Die Berliner Wirtschaftsforscher sehen eine Anhebung staatlicher Unterstützungszahlungen dennoch skeptisch. "Höhere Hartz-IV-Sätze reduzieren zwar Einkommensdefizite", erklärte Markus Grabka, einer der Autoren der DIW-Studie. "Sinnvoller erschienen aber Investitionen in Kinderbetreuung und in verbesserte Erwerbschancen für Alleinerziehende und Familien mit jungen Kindern." Als armutsgefährdet gilt, wer weniger als 60 Prozent des mittleren Einkommens zur Verfügung hat. So hat es die Europäische Kommission festgelegt, die 2010 auch zum Europäischen Jahr gegen Armut und soziale Ausgrenzung ausgerufen hat. In Deutschland sind vor allem junge Erwachsene und Haushalte mit mehr als zwei Kindern betroffen: Unter den 19- bis 25-Jährigen lebte 2008 knapp ein Viertel unterhalb der Armutsschwelle, ergab die DIW-Studie.

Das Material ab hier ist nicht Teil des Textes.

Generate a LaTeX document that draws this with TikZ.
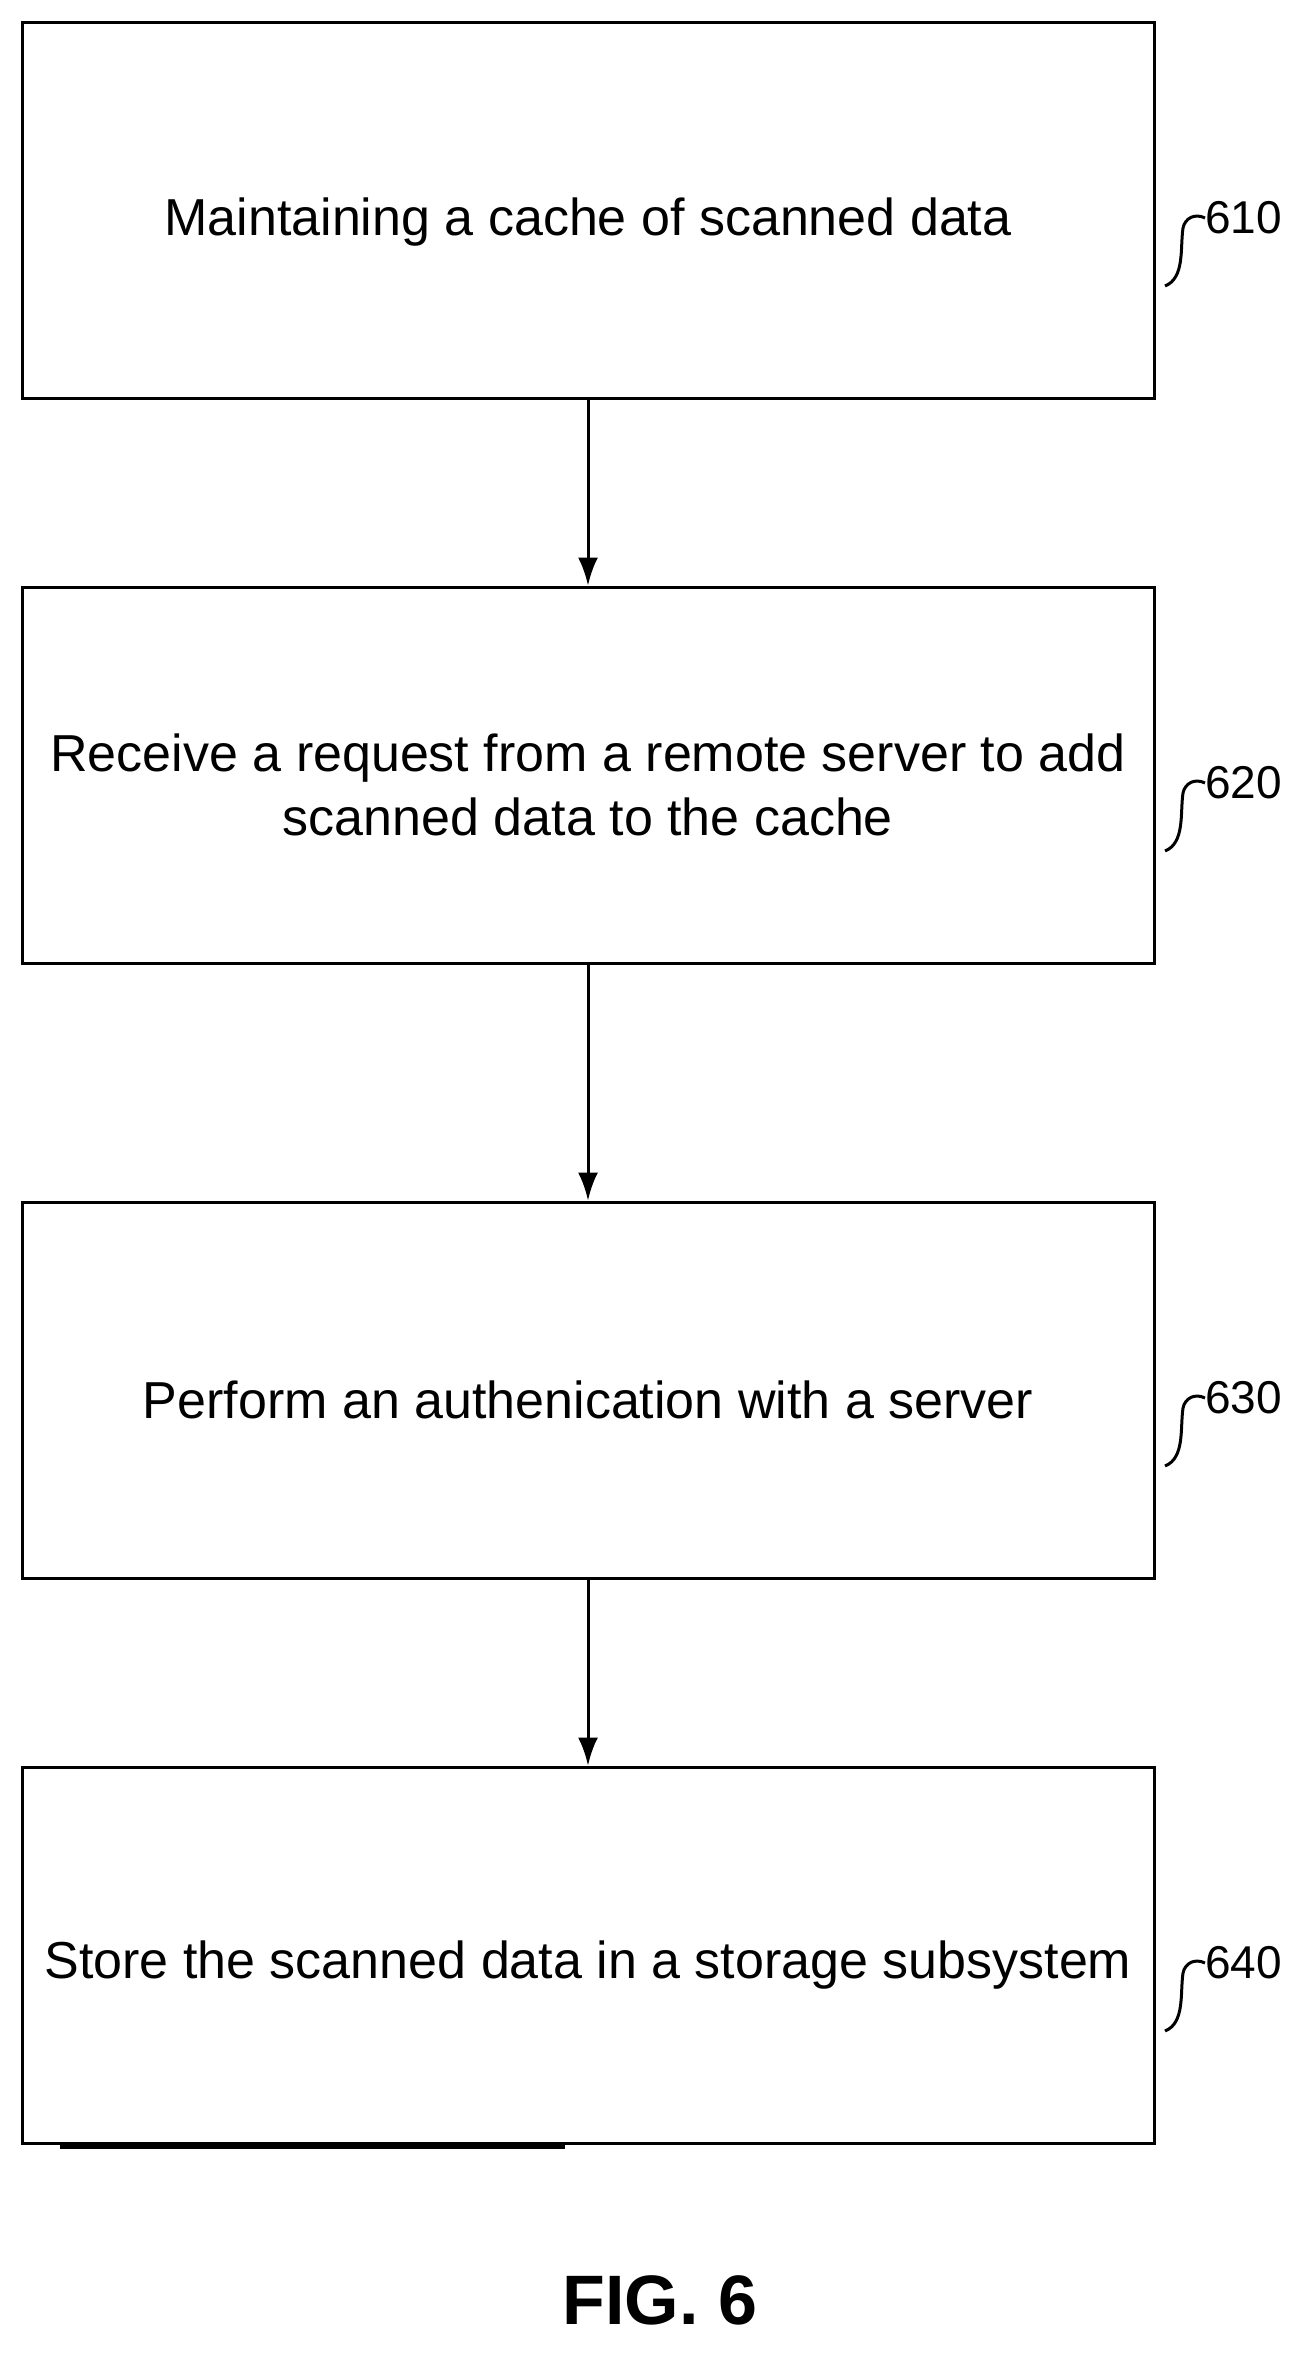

Schlecht bezahlte Praktika
Die Forscher machen dafür vor allem drei Gründe aus: So seien die Dauer der Ausbildung sowie der Anteil der Hochschulabsolventen gestiegen, was den Einstieg ins Berufsleben verzögere. Zudem stiegen viele Berufsanfänger über schlecht bezahlte Praktika und prekäre Arbeitsverhältnisse ins Arbeitsleben ein, und es gebe den Trend, das Elternhaus früher zu verlassen.
Massiv gestiegen sind auch die Finanznöte großer Familien. Für Familien mit drei Kindern liege das Armutsrisiko bereits bei knapp 22 Prozent, bei vier und mehr Kindern erreiche es 36 Prozent, erklärte der Ko-Autor der Studie, Joachim Frick. Dies sei ein beträchtlicher Zuwachs gegenüber 1998 - "und das, obwohl der Ausbau der Kinderbetreuungsplätze und das Elterngeld diese Entwicklung bereits entlastet haben". Mit über 40 Prozent weisen Alleinerziehende mit minderjährigen Kindern nach wie vor die größten Armutsraten auf.
Gute geht es den Middleagern
Relativ gut stehen der Studie zufolge dagegen die aktuell 46- bis 55-Jährigen da. "Diese Gruppe hat die Bildungskarriere in der Regel abgeschlossen und ist überwiegend berufstätig", sagte Frick. Auch Menschen am Ende ihres Berufslebens oder zu Beginn des Ruhestands seien vergleichweise wenig betroffen. Erst nach dem 75. Lebensjahr steigt das Armutsrisiko wieder auf das Durchschnittsniveau, was die Forscher unter anderem auf den höheren Anteil von Witwen mit geringeren Alterseinkünften zurückführen.
Die Studie basiert auf den Daten des Sozioökonomischen Panels, einer seit 25 Jahren laufenden Langzeitbefragung von mehr als 10.000 privaten Haushalten in Deutschland. Die Daten werden vom DIW in Zusammenarbeit mit TNS Infratest Sozialforschung erhoben.